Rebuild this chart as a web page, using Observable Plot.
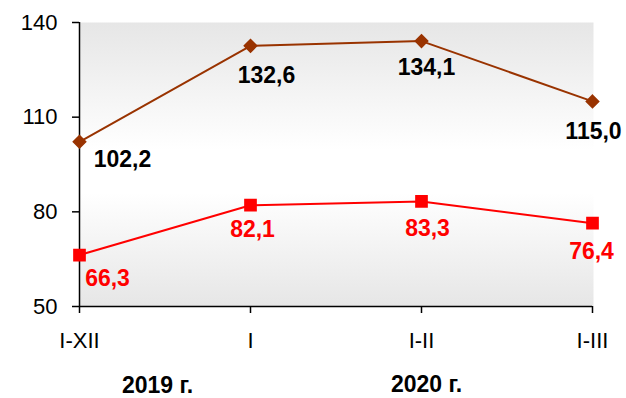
<!DOCTYPE html>
<html>
<head>
<meta charset="utf-8">
<script src="https://cdn.jsdelivr.net/npm/d3@7"></script>
<script src="https://cdn.jsdelivr.net/npm/@observablehq/plot@0.6"></script>
<style>
  html, body { margin: 0; padding: 0; background: #fff; }
  #chart { width: 626px; height: 398px; font-family: "Liberation Sans", Arial, sans-serif; }
</style>
</head>
<body>
<div id="chart"></div>
<script>
const categories = ["I-XII", "I", "I-II", "I-III"];
const seriesBrown = [102.2, 132.6, 134.1, 115.0];
const seriesRed = [66.3, 82.1, 83.3, 76.4];
const yTicks = [50, 80, 110, 140];
const years = ["2019 г.", "2020 г."];

const brown = categories.map((c, i) => ({x: c, y: seriesBrown[i]}));
const red = categories.map((c, i) => ({x: c, y: seriesRed[i]}));
const fmt = d => d3.format(".1f")(d.y).replace(".", ",");

// label offsets (style)
const brownOff = [[43, 18], [16, 30], [5, 27], [1, 30]];
const redOff = [[28, 24], [2, 24], [6, 27], [-1, 28]];

const labelMarks = (data, offs, fill) => offs.map(([dx, dy], i) =>
  Plot.text(data, {filter: (d, j) => j === i, x: "x", y: "y", text: fmt,
    dx, dy, fill, fontSize: 23, fontWeight: "bold", textAnchor: "middle"}));

const defs = () => {
  const d = d3.create("svg:defs");
  const g = d.append("linearGradient").attr("id", "bggrad")
    .attr("x1", 0).attr("y1", 0).attr("x2", 0).attr("y2", 1);
  g.append("stop").attr("offset", "0%").attr("stop-color", "#e6e6e6");
  g.append("stop").attr("offset", "45%").attr("stop-color", "#ffffff");
  g.append("stop").attr("offset", "60%").attr("stop-color", "#ffffff");
  g.append("stop").attr("offset", "100%").attr("stop-color", "#e6e6e6");
  return d.node();
};

const chart = Plot.plot({
  width: 626,
  height: 398,
  marginLeft: 79,
  marginRight: 34,
  marginTop: 22,
  marginBottom: 92,
  style: {fontFamily: "'Liberation Sans', Arial, sans-serif", color: "#000", background: "#fff"},
  x: {type: "point", domain: categories, padding: 0},
  y: {domain: [50, 140]},
  marks: [
    defs,
    Plot.frame({fill: "url(#bggrad)", stroke: null, insetRight: -1}),
    Plot.axisY({ticks: yTicks, tickSize: 7, tickPadding: 15, fontSize: 22, strokeWidth: 1.5, label: null, tickFormat: d => d}),
    Plot.axisX({tickSize: 7, tickPadding: 19, fontSize: 22, strokeWidth: 1.5, label: null}),
    Plot.ruleX([categories[0]], {y1: 50, y2: 140, stroke: "#000", strokeWidth: 1.5}),
    Plot.ruleY([50], {stroke: "#000", strokeWidth: 1.5}),
    Plot.line(brown, {x: "x", y: "y", stroke: "#993300", strokeWidth: 2}),
    Plot.dot(brown, {x: "x", y: "y", symbol: "diamond2", r: 5.6, fill: "#993300", stroke: "#993300"}),
    Plot.line(red, {x: "x", y: "y", stroke: "#ff0000", strokeWidth: 2}),
    Plot.dot(red, {x: "x", y: "y", symbol: "square", r: 6.3, fill: "#ff0000", stroke: "#ff0000"}),
    ...labelMarks(brown, brownOff, "#000"),
    ...labelMarks(red, redOff, "#ff0000"),
    Plot.text([years[0]], {x: () => categories[0], y: () => 50, text: d => d, dx: 78, dy: 79, fontSize: 23, fontWeight: "bold"}),
    Plot.text([years[1]], {x: () => categories[2], y: () => 50, text: d => d, dx: 5, dy: 78, fontSize: 23, fontWeight: "bold"})
  ]
});
document.getElementById("chart").appendChild(chart);
</script>
</body>
</html>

________

Exercise brief: Exclude the images, then output the data above word for word.

Answer to the exercise:
Rebuild this chart as a web page, using Observable Plot.
<!DOCTYPE html>
<html>
<head>
<meta charset="utf-8">
<script src="https://cdn.jsdelivr.net/npm/d3@7"></script>
<script src="https://cdn.jsdelivr.net/npm/@observablehq/plot@0.6"></script>
<style>
  html, body { margin: 0; padding: 0; background: #fff; }
  #chart { width: 626px; height: 398px; font-family: "Liberation Sans", Arial, sans-serif; }
</style>
</head>
<body>
<div id="chart"></div>
<script>
const categories = ["I-XII", "I", "I-II", "I-III"];
const seriesBrown = [102.2, 132.6, 134.1, 115.0];
const seriesRed = [66.3, 82.1, 83.3, 76.4];
const yTicks = [50, 80, 110, 140];
const years = ["2019 г.", "2020 г."];

const brown = categories.map((c, i) => ({x: c, y: seriesBrown[i]}));
const red = categories.map((c, i) => ({x: c, y: seriesRed[i]}));
const fmt = d => d3.format(".1f")(d.y).replace(".", ",");

// label offsets (style)
const brownOff = [[43, 18], [16, 30], [5, 27], [1, 30]];
const redOff = [[28, 24], [2, 24], [6, 27], [-1, 28]];

const labelMarks = (data, offs, fill) => offs.map(([dx, dy], i) =>
  Plot.text(data, {filter: (d, j) => j === i, x: "x", y: "y", text: fmt,
    dx, dy, fill, fontSize: 23, fontWeight: "bold", textAnchor: "middle"}));

const defs = () => {
  const d = d3.create("svg:defs");
  const g = d.append("linearGradient").attr("id", "bggrad")
    .attr("x1", 0).attr("y1", 0).attr("x2", 0).attr("y2", 1);
  g.append("stop").attr("offset", "0%").attr("stop-color", "#e6e6e6");
  g.append("stop").attr("offset", "45%").attr("stop-color", "#ffffff");
  g.append("stop").attr("offset", "60%").attr("stop-color", "#ffffff");
  g.append("stop").attr("offset", "100%").attr("stop-color", "#e6e6e6");
  return d.node();
};

const chart = Plot.plot({
  width: 626,
  height: 398,
  marginLeft: 79,
  marginRight: 34,
  marginTop: 22,
  marginBottom: 92,
  style: {fontFamily: "'Liberation Sans', Arial, sans-serif", color: "#000", background: "#fff"},
  x: {type: "point", domain: categories, padding: 0},
  y: {domain: [50, 140]},
  marks: [
    defs,
    Plot.frame({fill: "url(#bggrad)", stroke: null, insetRight: -1}),
    Plot.axisY({ticks: yTicks, tickSize: 7, tickPadding: 15, fontSize: 22, strokeWidth: 1.5, label: null, tickFormat: d => d}),
    Plot.axisX({tickSize: 7, tickPadding: 19, fontSize: 22, strokeWidth: 1.5, label: null}),
    Plot.ruleX([categories[0]], {y1: 50, y2: 140, stroke: "#000", strokeWidth: 1.5}),
    Plot.ruleY([50], {stroke: "#000", strokeWidth: 1.5}),
    Plot.line(brown, {x: "x", y: "y", stroke: "#993300", strokeWidth: 2}),
    Plot.dot(brown, {x: "x", y: "y", symbol: "diamond2", r: 5.6, fill: "#993300", stroke: "#993300"}),
    Plot.line(red, {x: "x", y: "y", stroke: "#ff0000", strokeWidth: 2}),
    Plot.dot(red, {x: "x", y: "y", symbol: "square", r: 6.3, fill: "#ff0000", stroke: "#ff0000"}),
    ...labelMarks(brown, brownOff, "#000"),
    ...labelMarks(red, redOff, "#ff0000"),
    Plot.text([years[0]], {x: () => categories[0], y: () => 50, text: d => d, dx: 78, dy: 79, fontSize: 23, fontWeight: "bold"}),
    Plot.text([years[1]], {x: () => categories[2], y: () => 50, text: d => d, dx: 5, dy: 78, fontSize: 23, fontWeight: "bold"})
  ]
});
document.getElementById("chart").appendChild(chart);
</script>
</body>
</html>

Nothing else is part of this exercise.